Sementara contoh terjadinya
perbedaan tafsir makna syar’i dengan makna lughawi, dan yang
dikuatkan adalah makna lughawi, adalah firman Allah,
خُذْ مِنْ
أَمْوَالِهِمْ صَدَقَةً تُطَهِّرُهُمْ وَتُزَكِّيهِمْ بِهَا
وَصَلِّ عَلَيْهِمْ
“Ambillah zakat dari sebagian
harta mereka, dengan zakat itu kamu membersihkan dan mensucikan mereka dan
berdoalah untuk mereka. Sesungguhnya, doa kamu itu (menjadi) ketenteraman jiwa
bagi mereka. Dan Allah Maha Mendengar lagi Maha Mengetahui.” (QS.
At-Taubah:103)
Referensi:
- Jami’ Al-Bayan fi Ta’wil Al-Qur’an–yang dikenal dengan “Tafsir Ath-Thabari”–. Abu Ja’far Ath-Thabari. Muassasah Ar-Risalah, Arab Saudi. 1420 H.
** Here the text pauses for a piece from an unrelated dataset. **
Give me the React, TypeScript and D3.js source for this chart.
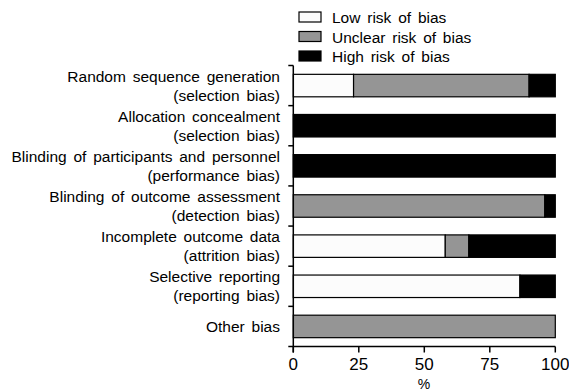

- Ushul fi Tafsir. Syekh Muhammad bin Shaleh Al-Utsaimin.
- Shahih Muslim. Muslim bin Al-Hajjaj An-Naisaburi. Dar Ihya’ At-Turats. Beirut. Tanpa tahun.
- Al-Jami’ Ash-Shahih–yang dikenal dengan “Sunan At-Turmudzi”–. Muhammad bin Isa At-Turmudzi. Dar Ihya’ At-Turats. Beirut. Tanpa tahun.